TO DO: Without the pictures, print each of the records below exactly as it appears.
==============================
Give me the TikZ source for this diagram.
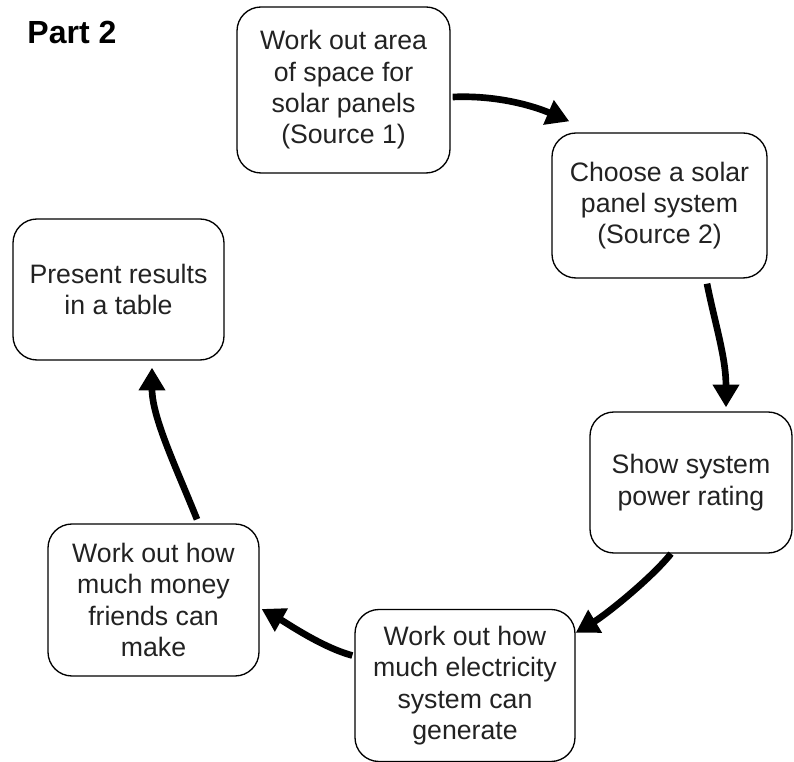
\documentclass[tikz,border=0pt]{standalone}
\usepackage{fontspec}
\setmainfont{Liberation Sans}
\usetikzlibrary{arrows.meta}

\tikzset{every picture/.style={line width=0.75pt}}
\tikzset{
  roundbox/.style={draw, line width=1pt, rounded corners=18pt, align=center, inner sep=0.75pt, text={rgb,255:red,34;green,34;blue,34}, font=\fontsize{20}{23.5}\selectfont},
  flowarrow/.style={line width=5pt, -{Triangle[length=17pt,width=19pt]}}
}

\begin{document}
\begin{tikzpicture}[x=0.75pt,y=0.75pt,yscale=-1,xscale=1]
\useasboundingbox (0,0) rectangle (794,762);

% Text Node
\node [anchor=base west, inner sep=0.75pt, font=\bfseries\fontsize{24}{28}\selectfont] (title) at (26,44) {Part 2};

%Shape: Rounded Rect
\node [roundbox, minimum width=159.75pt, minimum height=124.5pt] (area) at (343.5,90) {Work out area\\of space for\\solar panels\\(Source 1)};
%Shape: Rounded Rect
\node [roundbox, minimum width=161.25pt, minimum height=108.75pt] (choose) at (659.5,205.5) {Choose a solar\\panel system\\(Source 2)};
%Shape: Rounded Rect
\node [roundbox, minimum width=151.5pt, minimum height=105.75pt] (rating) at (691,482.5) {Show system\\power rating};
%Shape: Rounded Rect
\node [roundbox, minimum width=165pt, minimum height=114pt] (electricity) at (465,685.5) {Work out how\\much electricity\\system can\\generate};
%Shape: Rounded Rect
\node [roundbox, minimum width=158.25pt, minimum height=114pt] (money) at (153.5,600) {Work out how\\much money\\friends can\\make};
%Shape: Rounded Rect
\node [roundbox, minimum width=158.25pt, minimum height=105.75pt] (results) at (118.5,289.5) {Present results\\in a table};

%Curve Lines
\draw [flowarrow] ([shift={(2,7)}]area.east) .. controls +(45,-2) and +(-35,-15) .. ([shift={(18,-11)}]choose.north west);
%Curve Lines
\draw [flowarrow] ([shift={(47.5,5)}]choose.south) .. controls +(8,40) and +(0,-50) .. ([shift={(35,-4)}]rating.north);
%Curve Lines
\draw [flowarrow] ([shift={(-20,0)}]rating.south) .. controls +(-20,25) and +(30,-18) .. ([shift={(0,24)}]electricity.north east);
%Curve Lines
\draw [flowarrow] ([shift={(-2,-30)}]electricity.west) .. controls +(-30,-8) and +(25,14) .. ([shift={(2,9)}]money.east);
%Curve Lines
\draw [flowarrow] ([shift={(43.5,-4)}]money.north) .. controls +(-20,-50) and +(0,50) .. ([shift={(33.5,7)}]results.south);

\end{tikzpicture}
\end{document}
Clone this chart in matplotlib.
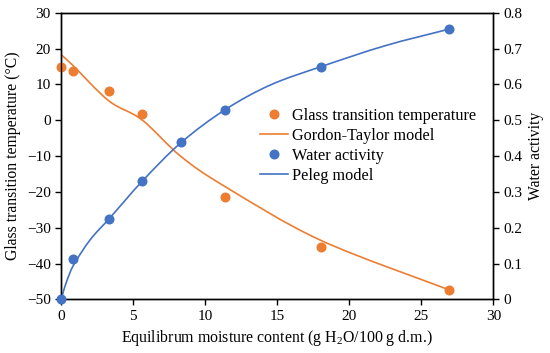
==============================
RESPONSE TO THE TASK:
Give me the TikZ source for this diagram.
\documentclass[tikz,border=0pt]{standalone}
\usepackage{fontspec}
\setmainfont{Liberation Sans}
\usetikzlibrary{arrows.meta}

\tikzset{every picture/.style={line width=0.75pt}}
\tikzset{
  roundbox/.style={draw, line width=1pt, rounded corners=18pt, align=center, inner sep=0.75pt, text={rgb,255:red,34;green,34;blue,34}, font=\fontsize{20}{23.5}\selectfont},
  flowarrow/.style={line width=5pt, -{Triangle[length=17pt,width=19pt]}}
}

\begin{document}
\begin{tikzpicture}[x=0.75pt,y=0.75pt,yscale=-1,xscale=1]
\useasboundingbox (0,0) rectangle (794,762);

% Text Node
\node [anchor=base west, inner sep=0.75pt, font=\bfseries\fontsize{24}{28}\selectfont] (title) at (26,44) {Part 2};

%Shape: Rounded Rect
\node [roundbox, minimum width=159.75pt, minimum height=124.5pt] (area) at (343.5,90) {Work out area\\of space for\\solar panels\\(Source 1)};
%Shape: Rounded Rect
\node [roundbox, minimum width=161.25pt, minimum height=108.75pt] (choose) at (659.5,205.5) {Choose a solar\\panel system\\(Source 2)};
%Shape: Rounded Rect
\node [roundbox, minimum width=151.5pt, minimum height=105.75pt] (rating) at (691,482.5) {Show system\\power rating};
%Shape: Rounded Rect
\node [roundbox, minimum width=165pt, minimum height=114pt] (electricity) at (465,685.5) {Work out how\\much electricity\\system can\\generate};
%Shape: Rounded Rect
\node [roundbox, minimum width=158.25pt, minimum height=114pt] (money) at (153.5,600) {Work out how\\much money\\friends can\\make};
%Shape: Rounded Rect
\node [roundbox, minimum width=158.25pt, minimum height=105.75pt] (results) at (118.5,289.5) {Present results\\in a table};

%Curve Lines
\draw [flowarrow] ([shift={(2,7)}]area.east) .. controls +(45,-2) and +(-35,-15) .. ([shift={(18,-11)}]choose.north west);
%Curve Lines
\draw [flowarrow] ([shift={(47.5,5)}]choose.south) .. controls +(8,40) and +(0,-50) .. ([shift={(35,-4)}]rating.north);
%Curve Lines
\draw [flowarrow] ([shift={(-20,0)}]rating.south) .. controls +(-20,25) and +(30,-18) .. ([shift={(0,24)}]electricity.north east);
%Curve Lines
\draw [flowarrow] ([shift={(-2,-30)}]electricity.west) .. controls +(-30,-8) and +(25,14) .. ([shift={(2,9)}]money.east);
%Curve Lines
\draw [flowarrow] ([shift={(43.5,-4)}]money.north) .. controls +(-20,-50) and +(0,50) .. ([shift={(33.5,7)}]results.south);

\end{tikzpicture}
\end{document}
Clone this chart in matplotlib.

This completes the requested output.